U.S. Soldiers stand at a site of Iranian bombing at Ain al-Asad air base in Anbar, Iraq, Monday, Jan. 13, 2020. Ain al-Asad air base was struck by a barrage of Iranian missiles on Wednesday, in retaliation for the U.S. drone strike that killed atop Iranian commander, Gen. Qassem Soleimani, whose killing raised fears of a wider war in the Middle East. (AP Photo/Qassim Abdul-Zahra)
UPDATED 1:14 PM PT — Monday, January 13, 2020
According to a new report, the fatal U.S. air strike on the Iranian Gen. Qasam Soleimani may have been months in the making. NBC recently quoted several White House sources who said President Trump recognized Soleimani as a target after the downing of a U.S. Intelligence drone by Iranian forces back in June of last year. The president was reportedly encouraged to approve a potential strike on the general by then-National Security Adviser John Bolton and Secretary of State Mike Pompeo.
“It was very clear, Qasem Soleimani, himself was plotting a broad, large scale attack against American interests,” stated Secretary Pompeo. “And those attacks were imminent against American facilities, including American embassies, military bases, American facilities throughout the region.”
While the president gave his preliminary approval, the directive came with the condition he would only move forward if Iran’s actions led to the death of an American.
On December 27, 2019 tensions escalated when a rocket attack left one U.S. contractor dead and many service members injured. Days later, the president gave the final ‘green light’ to launch the attack on Soleimani and admitted it should have happened much earlier.
“In recent days, he was planning new attacks on American targets, but we stopped him,” said President Trump. “Soleimani’s hands were drenched in both American and Iranian blood, he should have been terminated long ago.”
President Donald Trump boards Air Force One at Andrews Air Force Base, Md., Thursday, Jan. 9, 2020, en route to Ohio for a campaign rally. (AP Photo/ Jacquelyn Martin)

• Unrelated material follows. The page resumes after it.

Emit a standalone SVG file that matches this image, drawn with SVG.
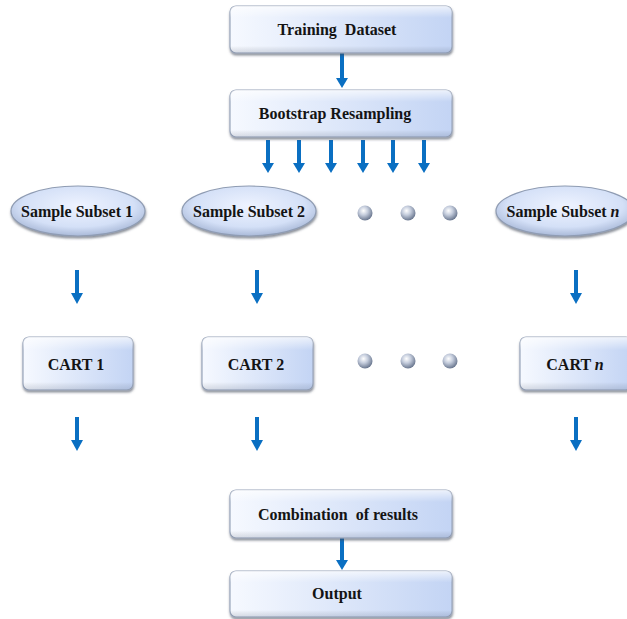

Since the NBC report, the president has responded to continued claims by Democrats, who doubt the existence of an “imminent threat,” by saying Soleimani’s history was enough to warrant military action regardless of any direct threat.
“By removing Soleimani, we have sent a powerful message to terrorists: ‘If you value your own life, you will not threaten the lives of our people,” President Trump added.